1. The music. Ok, some of the music in the 90’s was cheesy and stupid. No doubt there. But at the time, it seemed so cool and new. Listening to the soundtrack of my childhood can still make me feel like “one of the cool kids” in a strange sort of way. The music also reminds me of hours spent watching MTV when my older sister had the remote control – back when MTV actually played music. It makes me remember how cool and rebellious I thought Nirvana was and how amazing Whitney Houston, Janet Jackson and Michael Jackson’s music videos seemed. I also remember how angry my mom got when she caught me listening to and singing along with my sister’s Salt-N-Pepa cd (she especially hated their song “None of Your Business”).

2. The magic of childhood friendship. Is it even possible to have adult friendships that are as meaningful as your childhood ones? I think I have found that magic with my husband, but it is hard to find that connection with my other adult peers. Don’t get me wrong, I was never popular, but I did have some great friends throughout the 90’s. I’ll never forget the hours I spent with a few special people I grew up with.

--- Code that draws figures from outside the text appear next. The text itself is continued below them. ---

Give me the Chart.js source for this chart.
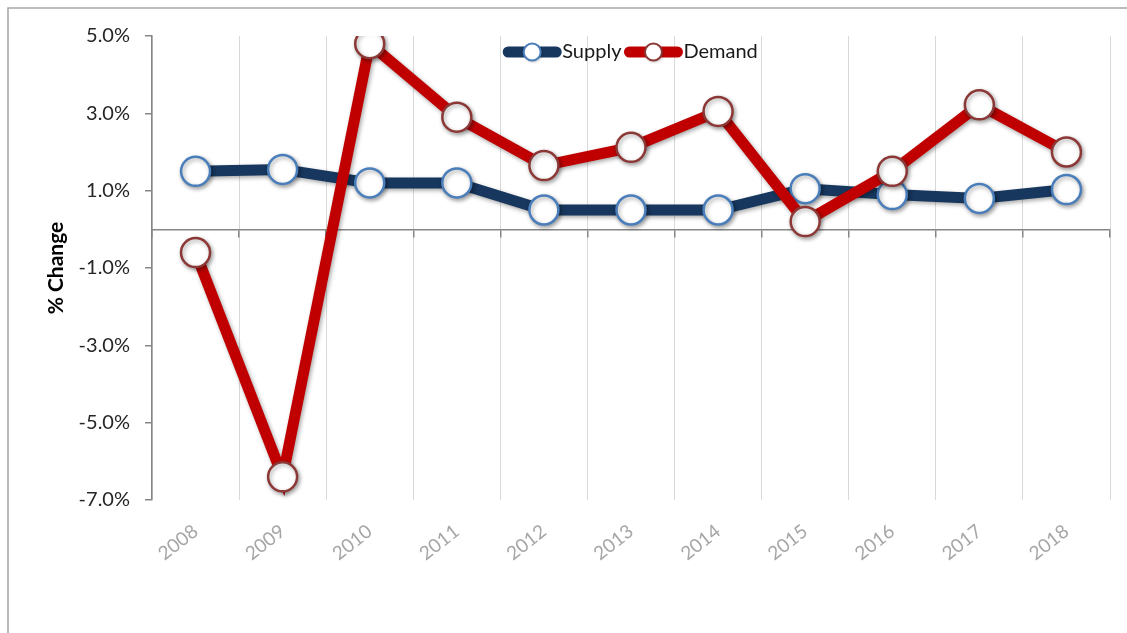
<!DOCTYPE html>
<html>
<head>
<meta charset="utf-8">
<script src="https://cdn.jsdelivr.net/npm/chart.js@4.4.1/dist/chart.umd.min.js"></script>
<style>
  html, body { margin: 0; padding: 0; background: #ffffff; }
  #wrap { position: relative; width: 1127px; height: 633px; }
</style>
</head>
<body>
<div id="wrap"><canvas id="c"></canvas></div>
<script>
const years = ['2008','2009','2010','2011','2012','2013','2014','2015','2016','2017','2018'];
const supply = [1.5, 1.55, 1.2, 1.2, 0.5, 0.5, 0.5, 1.05, 0.9, 0.8, 1.03];
const demand = [-0.6, -6.4, 4.8, 2.9, 1.65, 2.12, 3.05, 0.2, 1.5, 3.22, 2.0];
const yTicks = [-7, -5, -3, -1, 1, 3, 5];
const seriesNames = ['Supply', 'Demand'];

const NAVY = '#17375e', NAVY_BORDER = '#4a7ebb';
const RED = '#c00000', RED_BORDER = '#8c3836';
const FONT = 'Lato, "Open Sans", sans-serif';

const framePlugin = {
  id: 'frame',
  beforeDraw(chart) {
    const ctx = chart.ctx;
    ctx.save();
    ctx.fillStyle = '#ffffff';
    ctx.fillRect(0, 0, chart.width, chart.height);
    ctx.strokeStyle = '#a6a6a6';
    ctx.lineWidth = 1.5;
    ctx.beginPath();
    ctx.moveTo(8, chart.height);
    ctx.lineTo(8, 8);
    ctx.lineTo(chart.width, 8);
    ctx.stroke();
    ctx.restore();
  }
};

const shadowPlugin = {
  id: 'shadow',
  beforeDatasetDraw(chart) {
    const ctx = chart.ctx;
    ctx.save();
    ctx.shadowColor = 'rgba(0,0,0,0.35)';
    ctx.shadowBlur = 4;
    ctx.shadowOffsetX = 1.5;
    ctx.shadowOffsetY = 2;
  },
  afterDatasetDraw(chart) {
    chart.ctx.restore();
  }
};

const legendPlugin = {
  id: 'customLegend',
  afterDatasetsDraw(chart) {
    const ctx = chart.ctx;
    const ca = chart.chartArea;
    ctx.save();
    ctx.font = '20px ' + FONT;
    ctx.textBaseline = 'middle';
    const lineW = 56, gap = 2, itemGap = 4;
    const items = chart.data.datasets.map(ds => ({
      label: ds.label, color: ds.borderColor, border: ds.pointBorderColor,
      tw: ctx.measureText(ds.label).width
    }));
    let total = 0;
    items.forEach((it, i) => { total += lineW + gap + it.tw + (i < items.length - 1 ? itemGap : 0); });
    let x = (ca.left + ca.right) / 2 - total / 2;
    const y = 52;
    items.forEach(it => {
      ctx.strokeStyle = it.color;
      ctx.lineWidth = 11;
      ctx.lineCap = 'round';
      ctx.beginPath();
      ctx.moveTo(x + 4, y);
      ctx.lineTo(x + lineW - 4, y);
      ctx.stroke();
      ctx.save();
      ctx.shadowColor = 'rgba(0,0,0,0.3)';
      ctx.shadowBlur = 3;
      ctx.shadowOffsetX = 1;
      ctx.shadowOffsetY = 1.5;
      ctx.beginPath();
      ctx.arc(x + lineW / 2, y, 8.5, 0, Math.PI * 2);
      ctx.fillStyle = '#ffffff';
      ctx.fill();
      ctx.restore();
      ctx.lineWidth = 2;
      ctx.strokeStyle = it.border;
      ctx.beginPath();
      ctx.arc(x + lineW / 2, y, 8.5, 0, Math.PI * 2);
      ctx.stroke();
      ctx.fillStyle = '#1a1a1a';
      ctx.textAlign = 'left';
      ctx.fillText(it.label, x + lineW + gap, y);
      x += lineW + gap + it.tw + itemGap;
    });
    ctx.restore();
  }
};

new Chart(document.getElementById('c'), {
  type: 'line',
  data: {
    labels: years,
    datasets: [
      {
        label: seriesNames[0], data: supply, order: 1,
        borderColor: NAVY, borderWidth: 11, tension: 0,
        pointRadius: 14.5, pointHoverRadius: 14.5, pointBorderWidth: 2.5,
        pointBackgroundColor: '#ffffff', pointBorderColor: NAVY_BORDER
      },
      {
        label: seriesNames[1], data: demand, order: 0,
        borderColor: RED, borderWidth: 11, tension: 0,
        pointRadius: 14.5, pointHoverRadius: 14.5, pointBorderWidth: 2.5,
        pointBackgroundColor: '#ffffff', pointBorderColor: RED_BORDER
      }
    ]
  },
  options: {
    responsive: true,
    maintainAspectRatio: false,
    animation: false,
    layout: { padding: { left: 0, right: 16, top: 36, bottom: 0 } },
    plugins: {
      legend: { display: false },
      tooltip: { enabled: false }
    },
    scales: {
      x: {
        type: 'category',
        offset: true,
        grid: { offset: true, color: '#d9d9d9', lineWidth: 1, drawTicks: false },
        border: { display: false },
        ticks: {
          color: '#a6a6a6', font: { family: FONT, size: 19 },
          minRotation: 38, maxRotation: 38, padding: 20, autoSkip: false
        },
        afterFit(s) { s.height = 133; }
      },
      xZero: {
        type: 'category',
        position: { y: 0 },
        offset: true,
        grid: { offset: true, drawOnChartArea: false, drawTicks: true, tickLength: 7, color: '#868686', lineWidth: 1.5 },
        border: { display: true, color: '#868686', width: 1.5 },
        ticks: { display: false }
      },
      y: {
        min: -7, max: 5,
        afterBuildTicks(s) { s.ticks = yTicks.map(v => ({ value: v })); },
        grid: { drawOnChartArea: false, drawTicks: true, tickLength: 7, color: '#868686', lineWidth: 1.5 },
        border: { display: true, color: '#868686', width: 1.5 },
        ticks: {
          color: '#262626', font: { family: FONT, size: 20 }, padding: 15,
          callback: v => v.toFixed(1) + '%'
        },
        title: {
          display: true, text: '% Change', color: '#000000',
          font: { family: FONT, size: 21, weight: 'bold' },
          padding: { top: 44, bottom: 0 }
        },
        afterFit(s) { s.width = 152; }
      }
    }
  },
  plugins: [framePlugin, shadowPlugin, legendPlugin]
});
</script>
</body>
</html>
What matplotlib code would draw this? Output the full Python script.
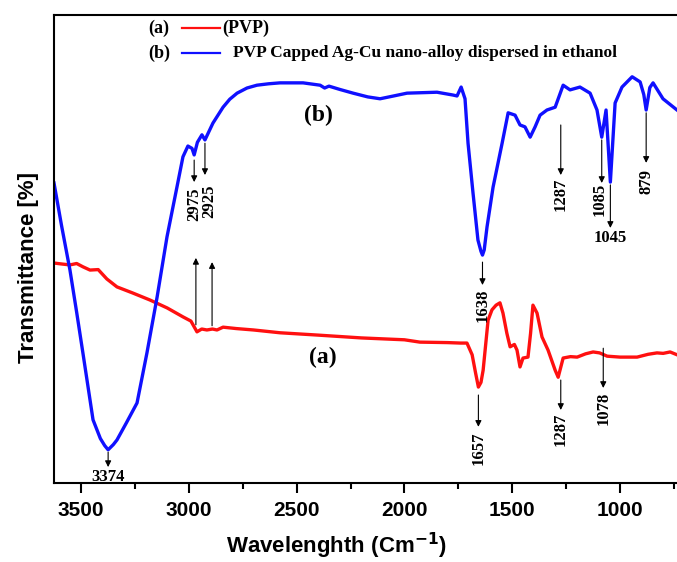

I’ll always remember that feeling of belonging somewhere – even if it wasn’t with the “in crowd”. I’ll never forget the hours of gymnastics, skating and playing ball or sneaking around construction sites in the middle of the night and even getting picked up by the police (who luckily we knew well enough to get away with just about anything).

3. Believing I could do anything. I miss the naivete I had back then. How I thought the world was a big playground and that all options were open to me. I do have a good life now and have achieved many things I wanted, but I never realized back then how hard and cold the real world would be. I wish life were truly as easy as I thought it was back then.

4. The simplicity of 90’s technology. I know we have made huge leaps and bounds technologically as a society in the past two decades, but sometimes today’s technology just seems overwhelming. Now, things become outdated as soon as they hit the market. While today’s phones, video games and computers are sleek, portable and able to do more, they can also become a big pain in the butt. Figuring out how to use all the features on these things can become annoying and time-consuming. When electronics malfunction we almost don’t know what to do anymore, it can shut society down and cause panic. And to be honest, I wouldn’t mind not seeing everyone on a cell phone all the time either.

5. Progress. In the 90’s, it felt like we were making real progress in fighting prejudice, hate, sexism and ignorance. We tried to become more environmentally aware and actually valued science. I’m not sure what happened, but it feels to me like we have somehow regressed horribly. Some groups want us to regress even more and are actually gaining faithful followers instead of being told how freaking crazy they are. What has happened to us? Have we let the fear of terrorists and an economic recession cause us to lose our minds and turn on the very values we all cherished so much? I try to think of what else might have changed our collective goals and just can’t figure it out. I know I might have been naïve back then, but surely I didn’t imagine it all.